In this April 26 photo, volunteers anchor the Daniel B. Harrington narrow-gauge steam engine to a flatbed trailer in the parking lot of the Port Huron Museum in Port Huron, Mich. The engine was moved to St. Clair County Community College’s machine shop, where it will be cosmetically restored. (Brian M. Wells/The Times Herald via AP)
PORT HURON, Mich. — One of the shortest moves in the Daniel B. Harrington’s long existence was probably one of the most momentous.
Workers and volunteers recently loaded the narrow-gauge steam engine onto a flatbed trailer and moved it less than a mile from the Port Huron Museum to the metal shop at St. Clair County Community College, the Times Herald reported.
Veronica Campbell, director of collections and exhibits at the museum, said the steam engine had been housed behind the Carnegie Center in a greenhouse for about 25 years.
“Those who were really passionate about trains in the area always knew where to find it,” she said. “It’s been kind of a hidden gem.”
It’s a hidden gem that is being brought out into the open and given a new setting. Thanks to the Community Foundation of St. Clair County and a $25,000 grant from CN, the Harrington will be cosmetically restored and placed in a new building where it will be more accessible to the public, said Campbell, most likely at the Thomas Edison Depot Museum near the Blue Water Bridge.
The small steam engine pulled cars on tracks 3 feet apart instead of the standard 4 feet, 8.5 inches.
It was built in 1878 by Porter, Bell & Co. of Pittsburgh, Pennsylvania, and was used by the Port Huron and Detroit Railroad in lumber camps in the Thumb.
“This is the engine that opened up the interior of the Thumb,” said T.J. Gaffney, local historian and railroad enthusiast. He owns Streamline Historic Services LLC in Port Huron.
“Think of your major and smaller cities in Sanilac and Huron counties and this was the first train they ever saw,” he said.
“On top of that, if you’re into the builder that made the engine, this is the third oldest Porter product in existence.”
The Harrington worked for years in the Thumb, then moved to the lumber camps near Cadillac and Traverse City.
“From a Michigan history perspective, this one of the few connections we have to our lumbering heritage,” Gaffney said. “When it left here, it was used all over northern Michigan.”

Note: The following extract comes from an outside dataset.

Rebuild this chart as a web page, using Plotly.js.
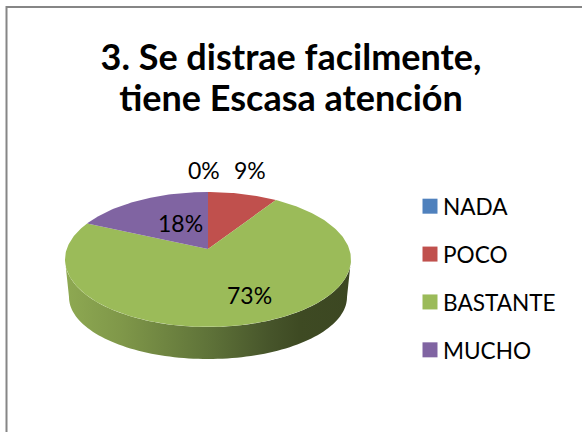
<!DOCTYPE html>
<html>
<head>
<meta charset="utf-8">
<script src="https://cdn.plot.ly/plotly-3.0.1.min.js"></script>
<style>html,body{margin:0;padding:0;background:#fff}#chart{width:582px;height:432px}</style>
</head>
<body>
<div id="chart"></div>
<script>
// Data (11 responses: shown as 0%, 9%, 18%, 73%)
var categories = ["NADA", "POCO", "BASTANTE", "MUCHO"];
var counts = [0, 1, 8, 2];
var sliceColors = ["#4F81BD", "#C0504D", "#9BBB59", "#8064A2"];
var chartTitle = "3. Se distrae facilmente,<br>tiene Escasa atención";

// Projection of the tilted disc, in pixel-scaled axis units
var apex = {x: 208, y: 249};
var rim = {cx: 208, cy: 259.5, rx: 143, ry: 67.5};
var base = {cx: 208, cy: 297, rx: 139, ry: 62};
var squash = 2.16;
var fontName = "Lato, Carlito, sans-serif";
// Label anchor for each category
var labelAnchor = [[203.5, 170], [249.5, 170], [249, 295], [180, 223]];

function rimPoint(deg) {
  var th = deg * Math.PI / 180, dx = Math.sin(th), dy = -Math.cos(th) / squash;
  var oy = apex.y - rim.cy;
  var a = dx * dx / (rim.rx * rim.rx) + dy * dy / (rim.ry * rim.ry);
  var b = 2 * oy * dy / (rim.ry * rim.ry);
  var c = oy * oy / (rim.ry * rim.ry) - 1;
  var t = (-b + Math.sqrt(b * b - 4 * a * c)) / (2 * a);
  return [apex.x + t * dx, apex.y + t * dy];
}

var total = counts.reduce(function (s, v) { return s + v; }, 0);
var traces = [];

// Side wall, visible under the large slice
var wx = [], wy = [], i;
for (i = 0; i <= 180; i += 2) {
  var p = i * Math.PI / 180;
  wx.push(rim.cx - rim.rx * Math.cos(p));
  wy.push(rim.cy + rim.ry * Math.sin(p));
}
for (i = 180; i >= 0; i -= 2) {
  var q = i * Math.PI / 180;
  wx.push(base.cx - base.rx * Math.cos(q));
  wy.push(base.cy + base.ry * Math.sin(q));
}
traces.push({
  type: "scatter", mode: "none", x: wx, y: wy, fill: "toself",
  fillgradient: {
    type: "horizontal",
    colorscale: [[0, "#8EA952"], [0.2, "#7F9749"], [0.5, "#5F7339"], [0.72, "#46542A"], [0.82, "#3E4A23"], [1, "#3C4722"]]
  },
  showlegend: false, hoverinfo: "skip"
});

// Slices, clockwise from 12 o'clock
var start = 0;
categories.forEach(function (name, k) {
  var sweep = counts[k] / total * 360, xs = [apex.x], ys = [apex.y], d;
  if (sweep > 0) {
    for (d = 0; d <= Math.ceil(sweep); d++) {
      var pt = rimPoint(start + Math.min(d, sweep));
      xs.push(pt[0]); ys.push(pt[1]);
    }
    xs.push(apex.x); ys.push(apex.y);
    traces.push({
      type: "scatter", mode: "lines", x: xs, y: ys, fill: "toself",
      fillcolor: sliceColors[k], line: {width: 0, color: sliceColors[k]},
      name: name, showlegend: false, hoverinfo: "name"
    });
  }
  start += sweep;
});

// Legend entries
categories.forEach(function (name, k) {
  traces.push({
    type: "scatter", mode: "markers", x: [null], y: [null], name: name,
    legendgroup: name,
    marker: {symbol: "square", size: 15, color: sliceColors[k]}
  });
});

var annotations = categories.map(function (name, k) {
  return {
    x: labelAnchor[k][0], y: labelAnchor[k][1], xref: "x", yref: "y",
    text: Math.round(counts[k] / total * 100) + "%", showarrow: false,
    font: {family: fontName, size: 23, color: "#000"}
  };
});

var layout = {
  width: 582, height: 432,
  margin: {l: 0, r: 0, t: 0, b: 0},
  paper_bgcolor: "#fff", plot_bgcolor: "#fff",
  title: {
    text: chartTitle, x: 0.5, xanchor: "center",
    y: 0.837, yanchor: "bottom", yref: "container",
    font: {family: fontName, size: 36, color: "#000", weight: 700}
  },
  xaxis: {range: [0, 582], visible: false, fixedrange: true},
  yaxis: {range: [432, 0], visible: false, fixedrange: true},
  showlegend: true,
  legend: {
    x: 410 / 582, xanchor: "left", y: 1 - 185 / 432, yanchor: "top",
    font: {family: fontName, size: 22.6, color: "#000"},
    tracegroupgap: 15.5, itemclick: false, itemdoubleclick: false,
    bgcolor: "rgba(0,0,0,0)"
  },
  annotations: annotations,
  shapes: [{
    type: "path", xref: "x", yref: "y",
    path: "M 6.5 432 L 6.5 7 L 582 7",
    line: {color: "#868686", width: 2}
  }]
};

Plotly.newPlot("chart", traces, layout, {displayModeBar: false}).then(function (gd) {
  // Tighter swatch-to-text gap in the legend
  gd.querySelectorAll(".legend .legendtext").forEach(function (t) {
    t.setAttribute("x", parseFloat(t.getAttribute("x")) - 7);
    t.querySelectorAll("tspan").forEach(function (s) {
      if (s.getAttribute("x")) s.setAttribute("x", parseFloat(s.getAttribute("x")) - 7);
    });
  });
  // Tighter line spacing in the two-line title
  var lines = gd.querySelectorAll(".gtitle tspan.line");
  if (lines.length > 1) lines[1].setAttribute("dy", "41");
});
</script>
</body>
</html>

He said the reason it survived is because the last family to own it used the Harrngton as a boiler for their fruit cannery.
It later was an attraction at the Cedar Point amusement park in Sandusky, Ohio. The amusement park gave it to the Henry Ford in Dearborn, and the Henry Ford returned it to its first home in Port Huron.
“What’s unique about it is, in its day it wasn’t unique,” Gaffney said. “There were hundreds just like it, but it survived. They had a very short life span.”
Workers used a fork lift to load the engine onto a flatbed trailer for the short trip to SC4. They also loaded the engine’s tender — the small open car that carried fuel such as wood or coal — onto a second flatbed for a trip to an Ohio metal shop where it will be restored.